Perovskite solar cells (PSCs) are among the most promising next generation photovoltaic technologies due to their high efficiency and low-cost manufacturing potential. A key challenge for industrial commercialization is the development of scalable, stable and reproducible charge transport layers compatible with large-area manufacturing. In this work, we demonstrate the incorporation of sputtered NiOx as an inorganic hole transport layer (HTL), providing a robust and scalable alternative to conventional solution-processed organic HTLs for ambient-processed perovskite solar cells.

Sputtered NiOx HTLs were systematically optimized by tuning deposition parameters, film thickness and post-treatment conditions to enhance conductivity, interfacial quality, and compatibility with perovskite deposition. NiOx films were investigated in as-sputtered, 140°C-annealed, and 300°C-annealed states to define processing windows suitable for both high-performance rigid devices and low-temperature flexible substrate manufacturing. In parallel, perovskite absorber layers were deposited under ambient atmospheric conditions using environmentally friendly green solvent formulations enabling safer and more sustainable fabrication compared with conventional toxic solvent systems.

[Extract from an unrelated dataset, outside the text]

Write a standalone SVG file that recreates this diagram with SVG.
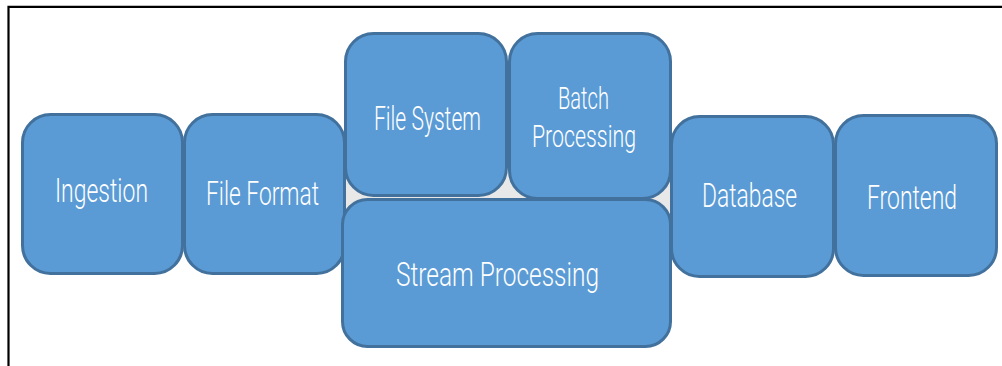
<svg xmlns="http://www.w3.org/2000/svg" width="1002" height="366" viewBox="0 0 1002 366">
<style>
.box{fill:#5b9bd5;stroke:#41719c;stroke-width:3}
.lbl{fill:#ffffff;font-family:Roboto,"Liberation Sans Narrow","DejaVu Sans Condensed",sans-serif;font-weight:300;font-size:34px;text-anchor:start}
.sm{font-size:32px}
.frame{stroke:#000000;stroke-width:2.2;fill:none}
</style>
<rect width="1002" height="366" fill="#ffffff"/>
<path class="frame" d="M8.5,366 V6.8 H1002"/>
<rect x="342" y="172" width="328" height="44" fill="#e8e8e8"/>
<g id="connectors"></g>
<g id="ingestion">
<rect class="box" x="22.5" y="114.5" width="160" height="159" rx="28"/>
<text class="lbl" x="55" y="202" textLength="93" lengthAdjust="spacingAndGlyphs">Ingestion</text>
</g>
<g id="file-format">
<rect class="box" x="184.5" y="114.5" width="160" height="159" rx="28"/>
<text class="lbl" x="206" y="205" textLength="113" lengthAdjust="spacingAndGlyphs">File Format</text>
</g>
<g id="file-system">
<rect class="box" x="345.5" y="33.5" width="161" height="162" rx="28"/>
<text class="lbl" x="374" y="130" textLength="107" lengthAdjust="spacingAndGlyphs">File System</text>
</g>
<g id="batch-processing">
<rect class="box" x="509.5" y="33.5" width="161" height="165" rx="28"/>
<text class="lbl sm" x="558" y="109" textLength="51" lengthAdjust="spacingAndGlyphs">Batch</text>
<text class="lbl sm" x="532" y="147" textLength="104" lengthAdjust="spacingAndGlyphs">Processing</text>
</g>
<g id="stream-processing">
<rect class="box" x="342.5" y="199.5" width="328" height="147" rx="25"/>
<text class="lbl" x="396" y="286" textLength="203" lengthAdjust="spacingAndGlyphs">Stream Processing</text>
</g>
<g id="database">
<rect class="box" x="671.5" y="116.5" width="162" height="160" rx="28"/>
<text class="lbl" x="702" y="207" textLength="95" lengthAdjust="spacingAndGlyphs">Database</text>
</g>
<g id="frontend">
<rect class="box" x="835.5" y="115.5" width="161" height="160" rx="28"/>
<text class="lbl" x="867" y="209" textLength="90" lengthAdjust="spacingAndGlyphs">Frontend</text>
</g>
</svg>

The integration of optimized sputtered NiOx with ambient green-solvent processed perovskite films resulted in uniform, high-quality layers with excellent crystallinity and surface coverage. Under optimized conditions, blade-coated rigid devices achieved efficiencies up to 19%, demonstrating the strong photovoltaic potential of the material system. At scalable sheet-to-sheet (S2S) slot-die level, devices reached efficiencies up to 14%, confirming successful transfer toward industrially relevant manufacturing. The reduced efficiency at S2S scale is mainly attributed to the transition from optimized lab-scale electrode architectures to scalable contact stacks, which introduce additional interfacial and resistive losses. In addition, as-sputtered NiOx enabled mini-module fabrication with efficiencies of 6%, demonstrating module-scale compatibility without thermal post-treatment. Promising damp-heat and light-soaking stability under accelerated aging conditions further confirm the robustness of the developed architecture.

Finally, the compatibility of optimized sputtered NiOx and ambient green-solvent perovskite processing was validated across glass, PET, and metal foil substrates, highlighting versatility for both rigid and flexible photovoltaic applications. These results establish sputtered NiOx HTLs as a key enabling technology for scalable, sustainable and industrially relevant perovskite solar cell manufacturing.